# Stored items
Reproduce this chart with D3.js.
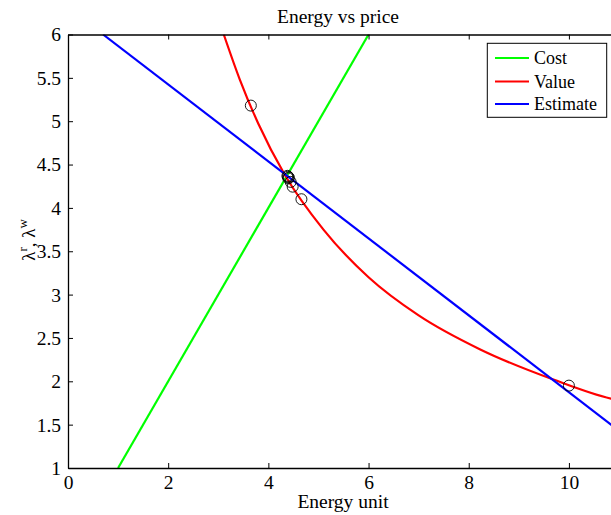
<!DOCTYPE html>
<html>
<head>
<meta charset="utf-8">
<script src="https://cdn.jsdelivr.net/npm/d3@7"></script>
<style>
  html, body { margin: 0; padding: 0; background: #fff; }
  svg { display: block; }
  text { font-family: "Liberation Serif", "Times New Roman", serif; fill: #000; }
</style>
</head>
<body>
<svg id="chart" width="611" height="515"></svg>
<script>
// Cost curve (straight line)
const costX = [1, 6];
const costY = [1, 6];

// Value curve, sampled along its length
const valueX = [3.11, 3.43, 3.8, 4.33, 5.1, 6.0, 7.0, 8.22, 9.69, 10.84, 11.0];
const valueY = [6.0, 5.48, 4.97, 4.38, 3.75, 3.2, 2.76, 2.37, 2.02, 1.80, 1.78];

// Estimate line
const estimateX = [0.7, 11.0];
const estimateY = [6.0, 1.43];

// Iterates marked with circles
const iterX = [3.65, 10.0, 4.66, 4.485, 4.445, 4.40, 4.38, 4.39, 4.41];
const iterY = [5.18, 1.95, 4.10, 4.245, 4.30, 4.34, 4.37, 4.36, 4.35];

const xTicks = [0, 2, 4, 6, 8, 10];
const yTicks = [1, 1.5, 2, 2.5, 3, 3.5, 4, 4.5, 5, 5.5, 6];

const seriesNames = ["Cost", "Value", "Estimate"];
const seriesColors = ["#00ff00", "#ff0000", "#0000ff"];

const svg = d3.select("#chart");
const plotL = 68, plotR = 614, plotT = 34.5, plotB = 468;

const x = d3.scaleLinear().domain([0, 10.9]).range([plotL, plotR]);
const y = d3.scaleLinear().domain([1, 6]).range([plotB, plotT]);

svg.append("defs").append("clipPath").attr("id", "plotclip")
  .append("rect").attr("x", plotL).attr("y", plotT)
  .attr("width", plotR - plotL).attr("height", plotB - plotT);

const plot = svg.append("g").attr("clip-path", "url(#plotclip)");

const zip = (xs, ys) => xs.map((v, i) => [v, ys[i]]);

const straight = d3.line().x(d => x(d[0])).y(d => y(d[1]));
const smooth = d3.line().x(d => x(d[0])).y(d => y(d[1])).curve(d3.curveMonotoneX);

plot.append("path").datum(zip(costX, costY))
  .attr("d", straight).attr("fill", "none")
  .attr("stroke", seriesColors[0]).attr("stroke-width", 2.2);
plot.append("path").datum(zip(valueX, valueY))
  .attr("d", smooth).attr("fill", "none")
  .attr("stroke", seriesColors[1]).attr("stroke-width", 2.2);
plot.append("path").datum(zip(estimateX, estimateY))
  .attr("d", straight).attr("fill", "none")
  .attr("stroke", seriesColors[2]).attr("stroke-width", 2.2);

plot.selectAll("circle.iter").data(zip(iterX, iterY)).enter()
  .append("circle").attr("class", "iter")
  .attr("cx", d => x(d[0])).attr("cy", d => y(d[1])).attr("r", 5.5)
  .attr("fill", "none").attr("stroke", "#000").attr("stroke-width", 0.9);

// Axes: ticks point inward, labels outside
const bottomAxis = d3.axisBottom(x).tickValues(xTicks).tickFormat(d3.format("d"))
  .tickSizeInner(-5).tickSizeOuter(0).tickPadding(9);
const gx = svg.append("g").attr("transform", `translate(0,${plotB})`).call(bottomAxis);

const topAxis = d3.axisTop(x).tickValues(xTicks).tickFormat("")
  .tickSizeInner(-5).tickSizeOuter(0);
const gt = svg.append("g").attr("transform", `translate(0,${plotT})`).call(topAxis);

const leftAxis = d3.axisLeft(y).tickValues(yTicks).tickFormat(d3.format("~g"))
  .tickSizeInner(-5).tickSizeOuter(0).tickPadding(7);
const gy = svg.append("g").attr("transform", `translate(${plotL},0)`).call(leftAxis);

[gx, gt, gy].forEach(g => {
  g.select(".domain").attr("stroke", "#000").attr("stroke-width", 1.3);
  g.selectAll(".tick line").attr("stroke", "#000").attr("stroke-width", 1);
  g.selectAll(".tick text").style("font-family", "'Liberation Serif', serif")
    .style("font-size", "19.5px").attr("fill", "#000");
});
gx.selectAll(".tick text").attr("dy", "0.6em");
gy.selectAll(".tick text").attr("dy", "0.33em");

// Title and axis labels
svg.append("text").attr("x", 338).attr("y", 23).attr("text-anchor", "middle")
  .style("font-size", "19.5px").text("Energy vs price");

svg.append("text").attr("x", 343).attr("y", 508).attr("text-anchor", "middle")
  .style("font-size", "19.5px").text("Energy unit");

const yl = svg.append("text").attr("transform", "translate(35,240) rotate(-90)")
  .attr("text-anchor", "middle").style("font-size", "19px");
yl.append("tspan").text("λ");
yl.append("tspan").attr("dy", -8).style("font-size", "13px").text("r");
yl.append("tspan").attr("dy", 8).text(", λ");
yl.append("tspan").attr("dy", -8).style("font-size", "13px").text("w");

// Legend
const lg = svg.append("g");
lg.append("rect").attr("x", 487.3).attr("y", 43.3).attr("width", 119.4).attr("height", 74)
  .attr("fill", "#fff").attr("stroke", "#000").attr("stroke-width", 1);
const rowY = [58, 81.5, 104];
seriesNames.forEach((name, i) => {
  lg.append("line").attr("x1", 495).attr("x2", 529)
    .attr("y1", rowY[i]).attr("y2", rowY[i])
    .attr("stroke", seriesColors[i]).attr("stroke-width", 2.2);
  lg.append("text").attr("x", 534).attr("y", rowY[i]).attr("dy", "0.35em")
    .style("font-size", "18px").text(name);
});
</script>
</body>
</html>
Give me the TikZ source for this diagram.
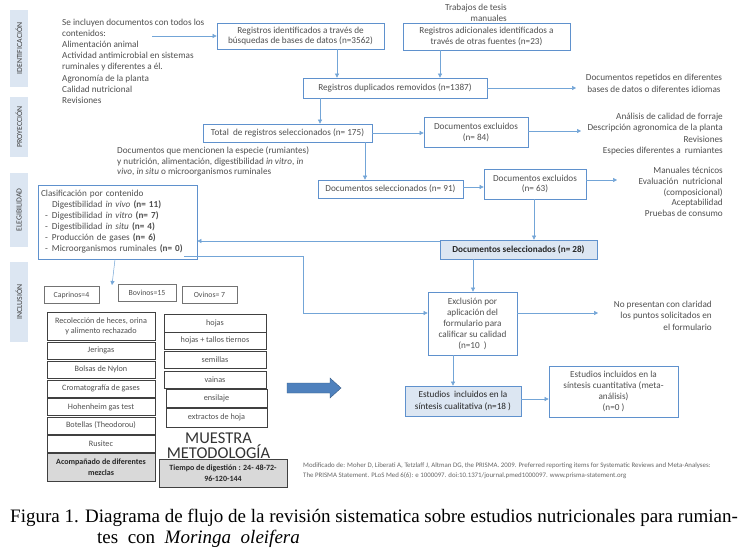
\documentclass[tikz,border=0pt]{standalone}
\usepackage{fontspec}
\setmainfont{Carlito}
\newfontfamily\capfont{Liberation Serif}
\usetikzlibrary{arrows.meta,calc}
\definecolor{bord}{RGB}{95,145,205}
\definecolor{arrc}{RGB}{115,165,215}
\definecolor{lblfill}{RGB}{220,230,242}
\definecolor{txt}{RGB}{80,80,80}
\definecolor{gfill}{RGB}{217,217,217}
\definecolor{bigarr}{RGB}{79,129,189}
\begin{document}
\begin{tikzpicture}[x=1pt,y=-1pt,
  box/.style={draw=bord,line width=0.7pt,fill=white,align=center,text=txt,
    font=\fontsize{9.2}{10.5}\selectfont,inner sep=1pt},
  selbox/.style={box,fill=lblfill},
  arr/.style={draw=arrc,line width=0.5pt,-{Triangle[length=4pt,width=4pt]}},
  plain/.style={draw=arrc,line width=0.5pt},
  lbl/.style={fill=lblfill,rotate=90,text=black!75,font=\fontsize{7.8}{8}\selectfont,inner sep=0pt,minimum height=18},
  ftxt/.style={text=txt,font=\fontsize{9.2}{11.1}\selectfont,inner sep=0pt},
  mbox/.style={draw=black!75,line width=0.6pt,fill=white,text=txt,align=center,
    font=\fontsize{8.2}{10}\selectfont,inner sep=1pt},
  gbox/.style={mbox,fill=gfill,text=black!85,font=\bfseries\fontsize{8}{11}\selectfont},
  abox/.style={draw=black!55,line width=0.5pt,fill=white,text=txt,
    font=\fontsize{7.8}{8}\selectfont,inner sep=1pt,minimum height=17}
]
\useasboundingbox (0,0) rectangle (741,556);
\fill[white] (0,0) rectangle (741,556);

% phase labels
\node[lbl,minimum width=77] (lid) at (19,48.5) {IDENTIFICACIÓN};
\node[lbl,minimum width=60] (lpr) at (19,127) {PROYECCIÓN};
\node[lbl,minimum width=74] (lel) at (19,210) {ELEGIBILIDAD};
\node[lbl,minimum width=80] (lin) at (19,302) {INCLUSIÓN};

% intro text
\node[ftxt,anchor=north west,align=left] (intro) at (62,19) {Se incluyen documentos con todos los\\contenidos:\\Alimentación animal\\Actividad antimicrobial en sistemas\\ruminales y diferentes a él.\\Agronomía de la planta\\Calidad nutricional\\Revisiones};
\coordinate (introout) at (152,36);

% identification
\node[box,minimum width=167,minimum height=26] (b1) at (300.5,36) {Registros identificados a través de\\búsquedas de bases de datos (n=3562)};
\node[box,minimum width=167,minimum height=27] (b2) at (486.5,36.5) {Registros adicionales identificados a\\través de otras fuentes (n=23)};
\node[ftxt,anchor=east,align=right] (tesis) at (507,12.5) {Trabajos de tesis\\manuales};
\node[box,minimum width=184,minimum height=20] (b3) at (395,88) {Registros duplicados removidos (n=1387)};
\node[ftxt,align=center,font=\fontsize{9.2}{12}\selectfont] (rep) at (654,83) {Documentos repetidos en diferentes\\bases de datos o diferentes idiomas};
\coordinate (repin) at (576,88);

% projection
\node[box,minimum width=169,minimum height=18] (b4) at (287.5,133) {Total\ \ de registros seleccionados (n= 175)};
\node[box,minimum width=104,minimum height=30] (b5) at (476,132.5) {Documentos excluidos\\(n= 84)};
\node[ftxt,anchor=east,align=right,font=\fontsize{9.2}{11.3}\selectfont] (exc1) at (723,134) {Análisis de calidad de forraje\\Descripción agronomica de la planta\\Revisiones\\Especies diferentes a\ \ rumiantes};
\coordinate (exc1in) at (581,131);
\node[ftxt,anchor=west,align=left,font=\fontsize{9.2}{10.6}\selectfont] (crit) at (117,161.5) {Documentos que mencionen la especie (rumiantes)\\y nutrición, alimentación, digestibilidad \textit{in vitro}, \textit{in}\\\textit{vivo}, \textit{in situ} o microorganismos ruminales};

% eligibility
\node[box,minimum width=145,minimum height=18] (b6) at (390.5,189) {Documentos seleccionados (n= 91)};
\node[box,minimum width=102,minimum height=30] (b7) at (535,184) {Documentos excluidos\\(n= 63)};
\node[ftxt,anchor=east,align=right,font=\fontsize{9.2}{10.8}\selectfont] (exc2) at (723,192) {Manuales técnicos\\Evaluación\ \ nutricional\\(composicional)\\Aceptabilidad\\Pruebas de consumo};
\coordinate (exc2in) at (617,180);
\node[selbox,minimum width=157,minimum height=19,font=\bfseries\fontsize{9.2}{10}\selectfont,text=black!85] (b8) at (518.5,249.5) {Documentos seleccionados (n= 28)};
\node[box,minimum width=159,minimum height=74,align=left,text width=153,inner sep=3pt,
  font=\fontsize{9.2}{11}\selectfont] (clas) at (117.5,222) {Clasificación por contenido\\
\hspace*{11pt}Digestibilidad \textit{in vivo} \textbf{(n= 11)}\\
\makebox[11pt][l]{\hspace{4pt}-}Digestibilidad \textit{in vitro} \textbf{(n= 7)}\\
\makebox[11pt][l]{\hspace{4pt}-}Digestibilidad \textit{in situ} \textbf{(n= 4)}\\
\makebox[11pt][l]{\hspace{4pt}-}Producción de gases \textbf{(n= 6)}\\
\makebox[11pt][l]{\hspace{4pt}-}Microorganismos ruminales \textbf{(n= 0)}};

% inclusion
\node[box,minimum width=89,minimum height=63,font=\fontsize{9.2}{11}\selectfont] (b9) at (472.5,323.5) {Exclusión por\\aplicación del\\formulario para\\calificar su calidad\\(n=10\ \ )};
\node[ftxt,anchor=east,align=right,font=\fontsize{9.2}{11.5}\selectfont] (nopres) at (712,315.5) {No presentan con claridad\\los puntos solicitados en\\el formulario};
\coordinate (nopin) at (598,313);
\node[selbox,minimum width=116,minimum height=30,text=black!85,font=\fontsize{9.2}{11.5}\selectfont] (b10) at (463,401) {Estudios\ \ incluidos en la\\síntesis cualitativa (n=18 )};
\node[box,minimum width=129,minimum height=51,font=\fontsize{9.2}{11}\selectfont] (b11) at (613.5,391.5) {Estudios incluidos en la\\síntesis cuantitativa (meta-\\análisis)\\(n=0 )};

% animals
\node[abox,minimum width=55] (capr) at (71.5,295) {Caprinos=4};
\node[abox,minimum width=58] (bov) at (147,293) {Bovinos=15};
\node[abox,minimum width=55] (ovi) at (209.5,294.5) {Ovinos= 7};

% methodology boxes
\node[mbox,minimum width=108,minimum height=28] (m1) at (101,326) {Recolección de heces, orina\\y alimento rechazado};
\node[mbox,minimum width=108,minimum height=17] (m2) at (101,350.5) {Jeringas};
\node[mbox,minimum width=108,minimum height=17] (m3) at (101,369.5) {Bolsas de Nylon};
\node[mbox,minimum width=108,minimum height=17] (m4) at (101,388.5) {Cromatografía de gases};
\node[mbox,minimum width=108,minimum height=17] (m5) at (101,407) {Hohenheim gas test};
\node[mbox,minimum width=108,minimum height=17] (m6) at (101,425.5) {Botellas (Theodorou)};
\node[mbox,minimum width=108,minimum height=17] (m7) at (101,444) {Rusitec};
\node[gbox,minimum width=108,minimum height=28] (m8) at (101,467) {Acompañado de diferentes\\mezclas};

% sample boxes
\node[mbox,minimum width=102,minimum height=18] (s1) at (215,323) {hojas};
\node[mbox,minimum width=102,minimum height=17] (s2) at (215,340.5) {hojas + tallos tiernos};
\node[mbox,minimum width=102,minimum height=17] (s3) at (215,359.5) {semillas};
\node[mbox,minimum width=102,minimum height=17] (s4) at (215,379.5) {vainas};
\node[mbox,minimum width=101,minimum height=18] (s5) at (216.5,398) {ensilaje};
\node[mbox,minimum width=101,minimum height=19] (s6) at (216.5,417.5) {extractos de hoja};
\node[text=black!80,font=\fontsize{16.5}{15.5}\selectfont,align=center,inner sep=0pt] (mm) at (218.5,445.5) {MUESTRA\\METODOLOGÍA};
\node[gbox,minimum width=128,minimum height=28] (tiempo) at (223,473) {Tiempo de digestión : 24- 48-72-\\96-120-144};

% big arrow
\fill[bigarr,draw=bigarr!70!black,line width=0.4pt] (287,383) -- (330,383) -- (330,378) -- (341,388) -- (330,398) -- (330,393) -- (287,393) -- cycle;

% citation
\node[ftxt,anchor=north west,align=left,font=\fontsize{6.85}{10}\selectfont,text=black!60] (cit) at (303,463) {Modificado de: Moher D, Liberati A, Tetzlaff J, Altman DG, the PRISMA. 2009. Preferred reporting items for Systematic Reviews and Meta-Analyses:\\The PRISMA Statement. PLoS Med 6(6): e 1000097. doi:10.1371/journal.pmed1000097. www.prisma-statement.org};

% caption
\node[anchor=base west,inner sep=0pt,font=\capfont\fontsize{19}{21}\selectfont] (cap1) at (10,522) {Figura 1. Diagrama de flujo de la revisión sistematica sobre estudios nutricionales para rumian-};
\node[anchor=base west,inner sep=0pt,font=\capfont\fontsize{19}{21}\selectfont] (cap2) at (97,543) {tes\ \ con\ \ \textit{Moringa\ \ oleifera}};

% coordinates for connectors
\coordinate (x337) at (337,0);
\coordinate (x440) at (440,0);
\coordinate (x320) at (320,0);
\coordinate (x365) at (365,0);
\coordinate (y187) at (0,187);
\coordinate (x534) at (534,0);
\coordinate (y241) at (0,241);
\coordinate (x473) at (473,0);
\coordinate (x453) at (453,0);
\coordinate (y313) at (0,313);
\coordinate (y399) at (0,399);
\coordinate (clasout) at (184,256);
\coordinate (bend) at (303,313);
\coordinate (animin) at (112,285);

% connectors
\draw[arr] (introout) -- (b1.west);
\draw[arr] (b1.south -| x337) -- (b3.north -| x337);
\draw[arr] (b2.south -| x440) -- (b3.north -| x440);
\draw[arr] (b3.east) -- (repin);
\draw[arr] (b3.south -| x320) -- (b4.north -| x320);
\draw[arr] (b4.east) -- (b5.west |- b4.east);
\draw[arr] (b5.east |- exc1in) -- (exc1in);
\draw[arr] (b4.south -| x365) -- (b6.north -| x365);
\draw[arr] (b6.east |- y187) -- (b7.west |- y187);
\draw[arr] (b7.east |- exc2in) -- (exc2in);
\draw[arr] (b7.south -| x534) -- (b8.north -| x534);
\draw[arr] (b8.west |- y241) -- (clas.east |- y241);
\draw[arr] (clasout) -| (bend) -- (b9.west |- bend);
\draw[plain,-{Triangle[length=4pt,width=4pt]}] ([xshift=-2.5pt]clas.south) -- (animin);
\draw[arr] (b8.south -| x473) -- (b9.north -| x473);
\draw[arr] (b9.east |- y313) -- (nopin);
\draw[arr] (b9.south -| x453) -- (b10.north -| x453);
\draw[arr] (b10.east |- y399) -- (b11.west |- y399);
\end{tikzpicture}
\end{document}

# Given exercise
Give back exactly the lines from the first line of the data through the line with "const costY = [1, 6];", pictures excluded.

# Complete response
Reproduce this chart with D3.js.
<!DOCTYPE html>
<html>
<head>
<meta charset="utf-8">
<script src="https://cdn.jsdelivr.net/npm/d3@7"></script>
<style>
  html, body { margin: 0; padding: 0; background: #fff; }
  svg { display: block; }
  text { font-family: "Liberation Serif", "Times New Roman", serif; fill: #000; }
</style>
</head>
<body>
<svg id="chart" width="611" height="515"></svg>
<script>
// Cost curve (straight line)
const costX = [1, 6];
const costY = [1, 6];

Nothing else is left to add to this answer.